Less than the required number of.cars in the train had air 'brakes under the control of the engineer. Corwith is an outer Chicago yard, where incoming trains used in interstate traffic are stopped and the cars are distributed upon various tracks. Cars that are destined to plaintiff in error’s inner yard at Eighteenth street are assembled at Corwith into a train and moved about eight miles to Eighteenth street over switch tracks, leads, and main tracks of plaintiff in error, across a drawbridge and three railroads, at the rate of six to eight miles per hour. Beyond Corwith the trains are'under the jurisdiction of the train dispatcher; between Corwith and the Eighteenth Street yard, of the yardmaster. At Corwith the regular “road” crews give up the trains, and from there to Eighteenth street trains are handled by “switching” crews. From Corwith to Eighteenth street the railroad is wholly within Cook county, Ill.

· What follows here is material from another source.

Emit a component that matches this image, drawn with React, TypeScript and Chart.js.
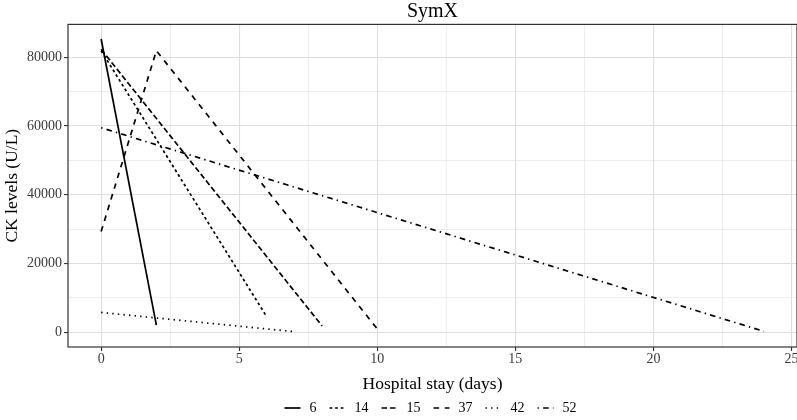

Section 1 of the act of March 2, 1893, provides:
“That from and after the first day of January, 1898, it shall be unlawful for any common carrier engaged in interstate commerce by railroad to use on its line any locomotive engine in moving interstate traffic not equipped with a power driving wheel brake and appliances for operating the train brake system or to run any train in such traffic after said date that has not a sufficient number of cars in it so equipped with power or train brakes, that .the engineer on the locomotive drawing such train can control its speed without requiring brakemen to use the common hand brake for that purpose.”

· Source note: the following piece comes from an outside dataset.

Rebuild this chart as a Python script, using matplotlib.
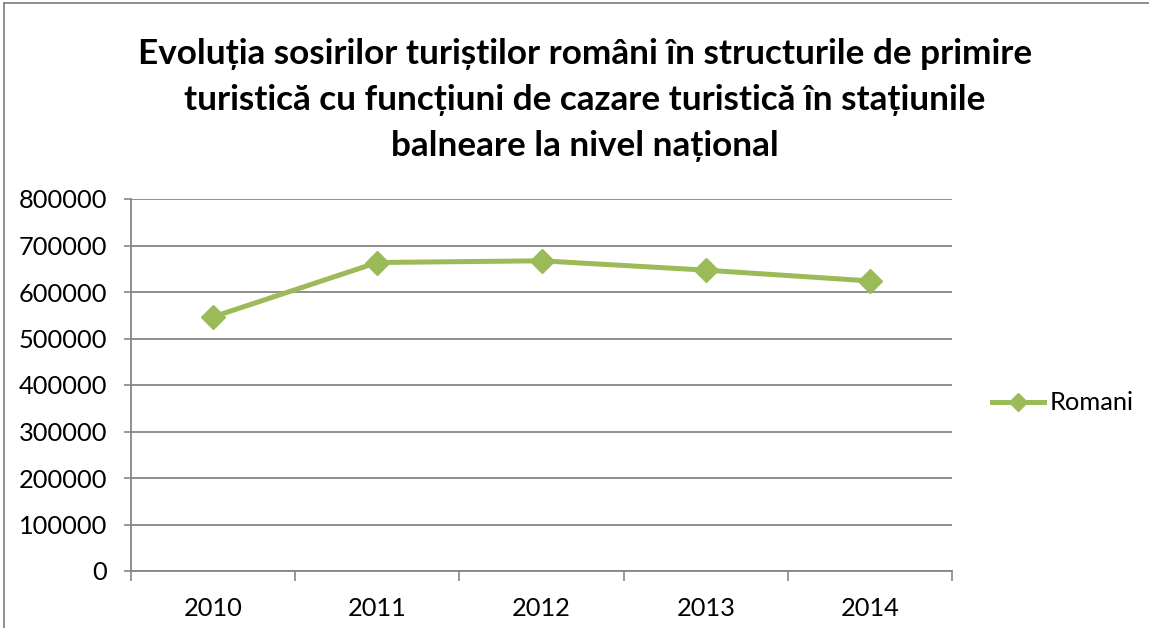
import numpy as np
import matplotlib
matplotlib.use("Agg")
import matplotlib.pyplot as plt

YEARS = ["2010", "2011", "2012", "2013", "2014"]
ROMANI = [546500, 663400, 667100, 647000, 623800]
Y_TICKS = [0, 100000, 200000, 300000, 400000, 500000, 600000, 700000, 800000]

TITLE = ("Evoluția sosirilor turiștilor români în structurile de primire\n"
         "turistică cu funcțiuni de cazare turistică în stațiunile\n"
         "balneare la nivel național")

GREEN = "#9BBB59"
GRID = "#868686"

plt.rcParams["font.family"] = ["Lato", "DejaVu Sans"]

W, H = 1149, 628
fig = plt.figure(figsize=(W / 100, H / 100), dpi=100)
ax = fig.add_axes([131 / W, 1 - 571 / H, (952 - 131) / W, (571 - 199) / H])

x = np.arange(len(YEARS))
ax.plot(x, ROMANI, color=GREEN, lw=3.6, marker="D", ms=12, label="Romani")

ax.set_xlim(-0.5, len(YEARS) - 0.5)
ax.set_ylim(0, 800000)
ax.set_yticks(Y_TICKS)
ax.set_yticklabels([str(v) for v in Y_TICKS], fontsize=18.3)
ax.set_xticks(x)
ax.set_xticklabels(YEARS, fontsize=18.3)
ax.tick_params(axis="x", length=0, pad=19)
ax.set_xticks(np.arange(-0.5, len(YEARS)), minor=True)
ax.tick_params(axis="x", which="minor", length=7, color=GRID, width=1.2)
ax.tick_params(axis="y", length=5, color=GRID, width=1.2, pad=12)

ax.grid(axis="y", color=GRID, lw=1.3)
ax.set_axisbelow(True)
for s in ["top", "right"]:
    ax.spines[s].set_visible(False)
for s in ["left", "bottom"]:
    ax.spines[s].set_color(GRID)
    ax.spines[s].set_linewidth(1.3)

fig.text(585 / W, 1 - 100 / H, TITLE, ha="center", va="center",
         fontsize=25.3, fontweight="bold", linespacing=1.55)

ax.legend(loc="center left", bbox_to_anchor=(992 / W, 1 - 403 / H),
          bbox_transform=fig.transFigure, frameon=False, fontsize=18.3,
          handlelength=2.05, handletextpad=0.2, borderaxespad=0, borderpad=0,
          markerscale=0.75)

# outer chart border
fig.add_artist(plt.Line2D([4 / W, 4 / W], [0, 1 - 3 / H], color=GRID, lw=1.3,
                          transform=fig.transFigure))
fig.add_artist(plt.Line2D([4 / W, 1], [1 - 3 / H, 1 - 3 / H], color=GRID, lw=1.3,
                          transform=fig.transFigure))

fig.savefig("out.png", dpi=100)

Section 2 of the amendment of March 2, 1903, required that 50 per cent, of the cars should be equipped with air brakes and placed under the control of the engineer; and authorized the Interstate Commerce Commission by order to increase the percentage. On the occasion complained of the required percentage was 75.
From the use of the words “run,” “speed,” and “brakemen” in the original act plaintiff in error argues that this provision for the engineer’s control of the train by means of air-brakes applies only to “road” trains. But, in our opinion, Congress, in requiring a train to be “so equipped with power or train brakes that the engineer on the locomotive drawing such train can control its speed without requiring brakemen to use the common hand brake for that purpose,” employed the word “brakemen” generically as including any and all men, whether specifically known as “conductors” or “brakemen” or “yard foremen” or “switchmen,” whose duties in connection with the train would oblige them to use the common hand brakes in the absence of air brakes, and intended that the engineer should be able to “control the speed” and bring quickly to a standstill a train moving slowly through a congested region of drawbridges and railroad crossings, as well as a train moving rapidly on a single clear track in the country. Interstate cars destined to Eighteenth street did not complete their interstate journey until they reached that point; and the dangers to the men engaged in moving those cars and to the interstate traffic itself were at least as imminent as the dangers on the “road.”
These considerations, expressed more at large in Belt Ry. Co. v. United States, 168 Fed. 542, 93 C. C. A. 666, 22 L. R. A. (N. S.) 582, and Wabash Ry. Co. v. United States, 168 Fed. 1, 93 C. C. A. 393, require that the judgment be affirmed.